[BEGIN]

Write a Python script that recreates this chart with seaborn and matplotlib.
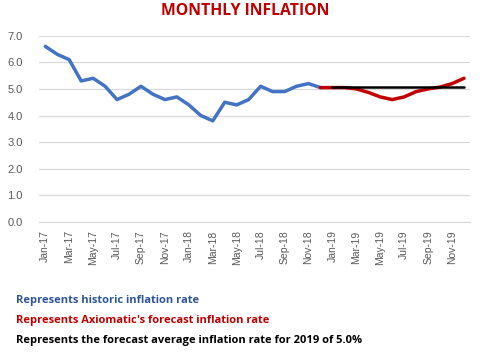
import numpy as np
import pandas as pd
import seaborn as sns
import matplotlib.pyplot as plt

# months Jan-17 .. Dec-19
months = pd.date_range("2017-01-01", "2019-12-01", freq="MS").strftime("%b-%y").tolist()

# historic inflation Jan-17 .. Dec-18
historic = [6.6, 6.3, 6.1, 5.3, 5.4, 5.1, 4.6, 4.8, 5.1, 4.8, 4.6, 4.7,
            4.4, 4.0, 3.8, 4.5, 4.4, 4.6, 5.1, 4.9, 4.9, 5.1, 5.2, 5.05]
# Axiomatic forecast Dec-18 .. Dec-19
forecast = [5.05, 5.05, 5.05, 5.0, 4.87, 4.7, 4.6, 4.7, 4.9, 5.0, 5.07, 5.2, 5.4]
# forecast average for 2019, Jan-19 .. Dec-19
avg_2019 = [5.08] * 12

hist_df = pd.DataFrame({"pos": range(0, 24), "rate": historic})
fc_df = pd.DataFrame({"pos": range(23, 36), "rate": forecast})
avg_df = pd.DataFrame({"pos": range(24, 36), "rate": avg_2019})

sns.set_style("white")
plt.rcParams['font.family'] = ['Liberation Sans', 'DejaVu Sans']

fig = plt.figure(figsize=(4.83, 3.54), dpi=100)
ax = fig.add_axes([39.3 / 483, 1 - 222 / 354, (470 - 39.3) / 483, (222 - 35.7) / 354])

sns.lineplot(data=hist_df, x="pos", y="rate", color="#4472C4", linewidth=2.5, ax=ax)
sns.lineplot(data=fc_df, x="pos", y="rate", color="#C00000", linewidth=2.5, ax=ax)
sns.lineplot(data=avg_df, x="pos", y="rate", color="black", linewidth=1.8, ax=ax)

ax.set_xlim(-0.5, 35.5)
ax.set_ylim(0, 7)
ax.set_yticks(np.arange(0, 7.5, 1.0))
ax.set_yticklabels([f"{v:.1f}" for v in np.arange(0, 7.5, 1.0)], fontsize=8, color="#595959")
ax.yaxis.grid(True, color="#D9D9D9", linewidth=0.9)
ax.set_axisbelow(True)

ax.set_xticks(range(0, 36, 2))
ax.set_xticklabels(months[::2], rotation=90, fontsize=7.5, color="#595959")
ax.set_xticks(np.arange(-0.5, 36, 2), minor=True)
ax.tick_params(axis="x", which="major", length=0, pad=6)
ax.tick_params(axis="x", which="minor", length=4, color="#D9D9D9", direction="out")
ax.tick_params(axis="y", length=0, pad=12)
ax.set_xlabel("")
ax.set_ylabel("")
for side in ["top", "right", "left"]:
    ax.spines[side].set_visible(False)
ax.spines["bottom"].set_color("#D9D9D9")

fig.text(245 / 483, 1 - 11 / 354, "MONTHLY INFLATION", ha="center", va="center",
         fontsize=11.3, fontweight="bold", color="#C00000", family=["Open Sans", "DejaVu Sans"])

notes = [("Represents historic inflation rate", "#2F5597"),
         ("Represents Axiomatic's forecast inflation rate", "#C00000"),
         ("Represents the forecast average inflation rate for 2019 of 5.0%", "black")]
for i, (txt, col) in enumerate(notes):
    fig.text(16 / 483, 1 - (300 + 20 * i) / 354, txt, ha="left", va="center",
             fontsize=8, fontweight="bold", color=col, family=["Open Sans", "DejaVu Sans"])

fig.savefig("out.png", dpi=100)
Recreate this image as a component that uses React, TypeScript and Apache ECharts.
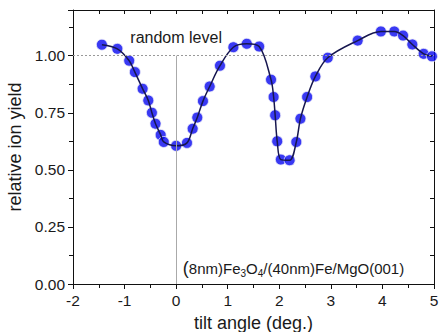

[END]

* _Given task_
Copy all lines from the material that hold "this".

* _Completed task_
Write a Python script that recreates this chart with seaborn and matplotlib.
Recreate this image as a component that uses React, TypeScript and Apache ECharts.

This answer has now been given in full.